Estrella already has a partner for its Pucarana Gold Property located 15 kilometres east of Peru’s Poracota Mine and eight kilometres west of the Chipmo Mine. Together those two produced 360,000 ounces gold and 131,000 ounces silver last year. The JV allows operator Esperanza Resources to earn up to a 60% interest by spending $1.3 million and paying Estrella $80,000. Initial drill results are expected this fall.
Estrella’s other joint venture is Pampa Poroma, an iron oxide-copper-gold deposit in southern Peru. Although drilling has yet to be announced, Pampa Poroma is the first JV with Cliffs to emerge from the 15-property deal signed in February. The alliance has Cliffs funding Estrella $400,000 a year to explore properties from Estrella’s GIS-based database, which targets deposits using geological, geophysical and geochemical data, along with Landsat imagery. Where exploration looks promising, Cliffs has the right to an initial 50/50 JV, with options allowing the company to increase its stake up to a total of 80%.
We’ve got a pretty large portfolio and a pretty small share structure. We hope to increase the value of that share price through optimization of these properties —Keith Laskowski
The search continues for JV partners on the company’s five other properties, which include the Trol Gold Project in southern Chile. The company also has applications pending for 27,000 hectares in the Dominican Republic, home to another JV of note, Barrick/Goldcorp’s 23.7-million-ounce-reserve Pueblo Viejo Mine.

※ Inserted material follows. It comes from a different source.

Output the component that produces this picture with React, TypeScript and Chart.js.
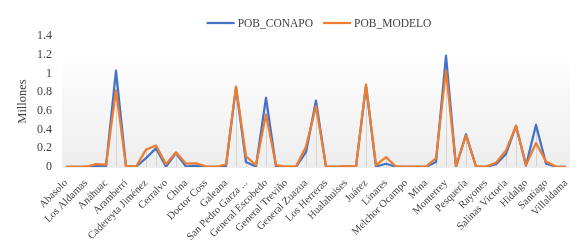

But most of Estrella’s activity is in Peru, and Laskowski speaks highly of the country, despite concern among others in the industry. Last June the Peruvian government cancelled Bear Creek Mining’s rights to its Santa Ana concessions. The following month a new president with an interventionist reputation took office.
“The challenges that Bear Creek faced are unique to the property and not reflective of the country,” Laskowski says. “There’s a certain set of circumstances that unfortunately culminated just ahead of the election. There were concerns involving the new president and his perceived reputation, but those issues greatly diminished during the two months prior to the election. The new president, Ollanta Humala, softened his stance considerably, moved to the middle, and that’s the reason he was elected. What we’re seeing now is that he’s actually staying true to his words and following through with progressive mining reforms that are going to impact the industry in a minimum manner but hopefully satisfy some of the needs of the people in the poorer sections of the country.
“About 56% of [Peru's] export income comes from mine production. So they’re pretty well hooked on mining. In our business we’re prospect generators, and their mines are going to deplete their resources, so they need to replace them.”
“I’ve looked at a lot of countries,” he emphasizes. “At the end of the day, I don’t know a better country in Latin America.”
With more partners and potential partners than a TV soap opera character, Laskowski doesn’t see Estrella going into production itself. “We’re geologists and accountants,” he says. “We focus on what we know best.”
At press time Estrella had 24.1 million shares trading at $0.59 each for a market cap of $14.2 million.
“So we’ve got a pretty large portfolio and a pretty small share structure,” Laskowski concludes. “We hope to increase the value of that share price through optimization of these properties.”